##### Data #####

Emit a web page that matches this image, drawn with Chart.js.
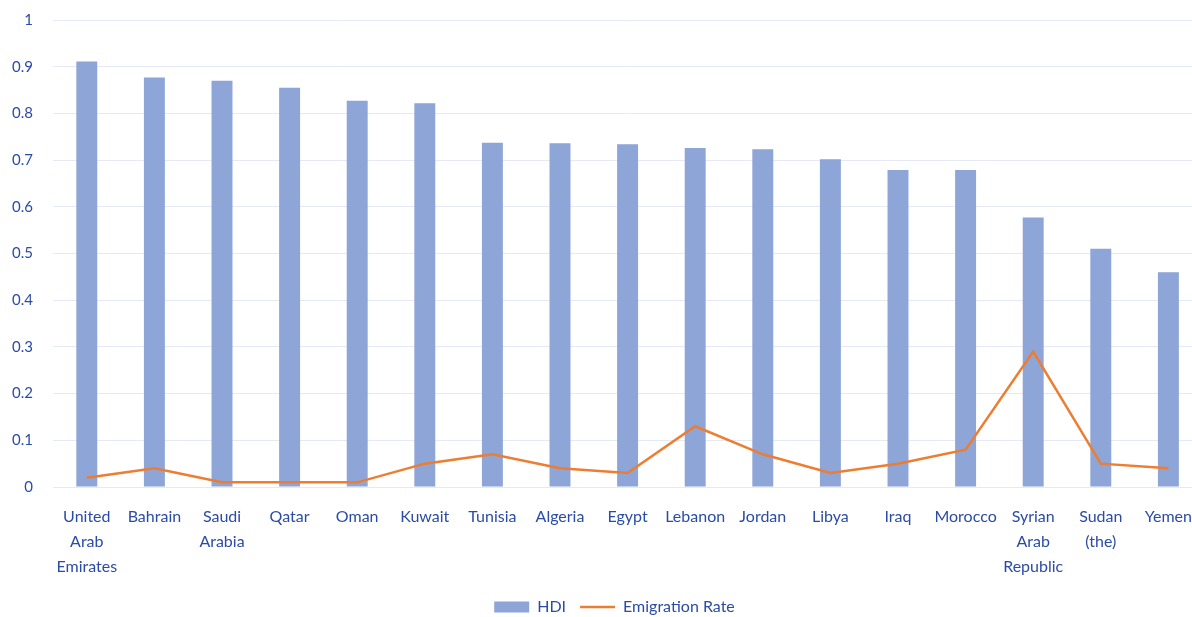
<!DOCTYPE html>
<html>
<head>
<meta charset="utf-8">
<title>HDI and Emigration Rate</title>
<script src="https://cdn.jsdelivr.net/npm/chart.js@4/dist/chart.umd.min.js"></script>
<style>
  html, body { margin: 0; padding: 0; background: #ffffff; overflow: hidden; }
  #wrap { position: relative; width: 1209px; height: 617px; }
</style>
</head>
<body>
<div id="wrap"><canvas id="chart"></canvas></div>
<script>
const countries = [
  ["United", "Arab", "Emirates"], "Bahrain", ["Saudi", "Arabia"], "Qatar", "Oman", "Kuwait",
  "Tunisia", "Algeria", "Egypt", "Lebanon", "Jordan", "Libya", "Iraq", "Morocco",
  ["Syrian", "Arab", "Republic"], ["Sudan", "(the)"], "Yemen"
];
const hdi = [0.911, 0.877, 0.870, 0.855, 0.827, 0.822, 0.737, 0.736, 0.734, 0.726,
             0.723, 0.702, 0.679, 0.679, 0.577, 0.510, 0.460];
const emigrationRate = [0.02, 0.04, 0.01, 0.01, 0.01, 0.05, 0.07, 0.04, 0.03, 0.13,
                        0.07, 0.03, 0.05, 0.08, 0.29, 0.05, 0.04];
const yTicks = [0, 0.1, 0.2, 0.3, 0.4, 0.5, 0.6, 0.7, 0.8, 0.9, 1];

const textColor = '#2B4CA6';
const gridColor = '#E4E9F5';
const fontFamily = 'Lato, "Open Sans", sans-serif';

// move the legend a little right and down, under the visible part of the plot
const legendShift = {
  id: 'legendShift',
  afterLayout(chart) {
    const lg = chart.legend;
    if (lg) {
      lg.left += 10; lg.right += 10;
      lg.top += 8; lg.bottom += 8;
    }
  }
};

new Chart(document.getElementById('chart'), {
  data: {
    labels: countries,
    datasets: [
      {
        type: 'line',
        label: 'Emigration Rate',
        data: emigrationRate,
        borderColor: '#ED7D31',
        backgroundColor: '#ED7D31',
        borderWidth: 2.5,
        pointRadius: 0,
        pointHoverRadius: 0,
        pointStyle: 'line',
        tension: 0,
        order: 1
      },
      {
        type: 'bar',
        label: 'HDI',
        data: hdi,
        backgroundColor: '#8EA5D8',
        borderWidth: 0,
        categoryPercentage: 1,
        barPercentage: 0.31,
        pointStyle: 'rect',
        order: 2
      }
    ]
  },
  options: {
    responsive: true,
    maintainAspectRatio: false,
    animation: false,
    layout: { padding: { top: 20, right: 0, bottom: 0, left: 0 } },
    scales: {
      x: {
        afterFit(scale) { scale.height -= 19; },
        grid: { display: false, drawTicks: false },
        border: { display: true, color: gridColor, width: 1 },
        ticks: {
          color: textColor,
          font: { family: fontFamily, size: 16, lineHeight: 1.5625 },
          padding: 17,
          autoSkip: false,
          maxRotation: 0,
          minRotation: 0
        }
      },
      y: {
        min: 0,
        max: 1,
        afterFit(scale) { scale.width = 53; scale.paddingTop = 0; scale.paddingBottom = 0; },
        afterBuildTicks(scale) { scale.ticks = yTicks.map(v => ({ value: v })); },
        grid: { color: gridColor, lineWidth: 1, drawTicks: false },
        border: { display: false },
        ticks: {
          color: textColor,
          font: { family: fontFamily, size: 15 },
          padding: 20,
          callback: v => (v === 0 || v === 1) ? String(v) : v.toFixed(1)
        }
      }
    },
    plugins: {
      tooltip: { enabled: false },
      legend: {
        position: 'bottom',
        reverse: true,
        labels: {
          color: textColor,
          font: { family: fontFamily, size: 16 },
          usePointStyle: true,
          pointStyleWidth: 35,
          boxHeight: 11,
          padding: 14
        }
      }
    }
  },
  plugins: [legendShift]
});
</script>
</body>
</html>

#####

Transcribe the material as is, with images omitted.

Emit a web page that matches this image, drawn with Chart.js.
<!DOCTYPE html>
<html>
<head>
<meta charset="utf-8">
<title>HDI and Emigration Rate</title>
<script src="https://cdn.jsdelivr.net/npm/chart.js@4/dist/chart.umd.min.js"></script>
<style>
  html, body { margin: 0; padding: 0; background: #ffffff; overflow: hidden; }
  #wrap { position: relative; width: 1209px; height: 617px; }
</style>
</head>
<body>
<div id="wrap"><canvas id="chart"></canvas></div>
<script>
const countries = [
  ["United", "Arab", "Emirates"], "Bahrain", ["Saudi", "Arabia"], "Qatar", "Oman", "Kuwait",
  "Tunisia", "Algeria", "Egypt", "Lebanon", "Jordan", "Libya", "Iraq", "Morocco",
  ["Syrian", "Arab", "Republic"], ["Sudan", "(the)"], "Yemen"
];
const hdi = [0.911, 0.877, 0.870, 0.855, 0.827, 0.822, 0.737, 0.736, 0.734, 0.726,
             0.723, 0.702, 0.679, 0.679, 0.577, 0.510, 0.460];
const emigrationRate = [0.02, 0.04, 0.01, 0.01, 0.01, 0.05, 0.07, 0.04, 0.03, 0.13,
                        0.07, 0.03, 0.05, 0.08, 0.29, 0.05, 0.04];
const yTicks = [0, 0.1, 0.2, 0.3, 0.4, 0.5, 0.6, 0.7, 0.8, 0.9, 1];

const textColor = '#2B4CA6';
const gridColor = '#E4E9F5';
const fontFamily = 'Lato, "Open Sans", sans-serif';

// move the legend a little right and down, under the visible part of the plot
const legendShift = {
  id: 'legendShift',
  afterLayout(chart) {
    const lg = chart.legend;
    if (lg) {
      lg.left += 10; lg.right += 10;
      lg.top += 8; lg.bottom += 8;
    }
  }
};

new Chart(document.getElementById('chart'), {
  data: {
    labels: countries,
    datasets: [
      {
        type: 'line',
        label: 'Emigration Rate',
        data: emigrationRate,
        borderColor: '#ED7D31',
        backgroundColor: '#ED7D31',
        borderWidth: 2.5,
        pointRadius: 0,
        pointHoverRadius: 0,
        pointStyle: 'line',
        tension: 0,
        order: 1
      },
      {
        type: 'bar',
        label: 'HDI',
        data: hdi,
        backgroundColor: '#8EA5D8',
        borderWidth: 0,
        categoryPercentage: 1,
        barPercentage: 0.31,
        pointStyle: 'rect',
        order: 2
      }
    ]
  },
  options: {
    responsive: true,
    maintainAspectRatio: false,
    animation: false,
    layout: { padding: { top: 20, right: 0, bottom: 0, left: 0 } },
    scales: {
      x: {
        afterFit(scale) { scale.height -= 19; },
        grid: { display: false, drawTicks: false },
        border: { display: true, color: gridColor, width: 1 },
        ticks: {
          color: textColor,
          font: { family: fontFamily, size: 16, lineHeight: 1.5625 },
          padding: 17,
          autoSkip: false,
          maxRotation: 0,
          minRotation: 0
        }
      },
      y: {
        min: 0,
        max: 1,
        afterFit(scale) { scale.width = 53; scale.paddingTop = 0; scale.paddingBottom = 0; },
        afterBuildTicks(scale) { scale.ticks = yTicks.map(v => ({ value: v })); },
        grid: { color: gridColor, lineWidth: 1, drawTicks: false },
        border: { display: false },
        ticks: {
          color: textColor,
          font: { family: fontFamily, size: 15 },
          padding: 20,
          callback: v => (v === 0 || v === 1) ? String(v) : v.toFixed(1)
        }
      }
    },
    plugins: {
      tooltip: { enabled: false },
      legend: {
        position: 'bottom',
        reverse: true,
        labels: {
          color: textColor,
          font: { family: fontFamily, size: 16 },
          usePointStyle: true,
          pointStyleWidth: 35,
          boxHeight: 11,
          padding: 14
        }
      }
    }
  },
  plugins: [legendShift]
});
</script>
</body>
</html>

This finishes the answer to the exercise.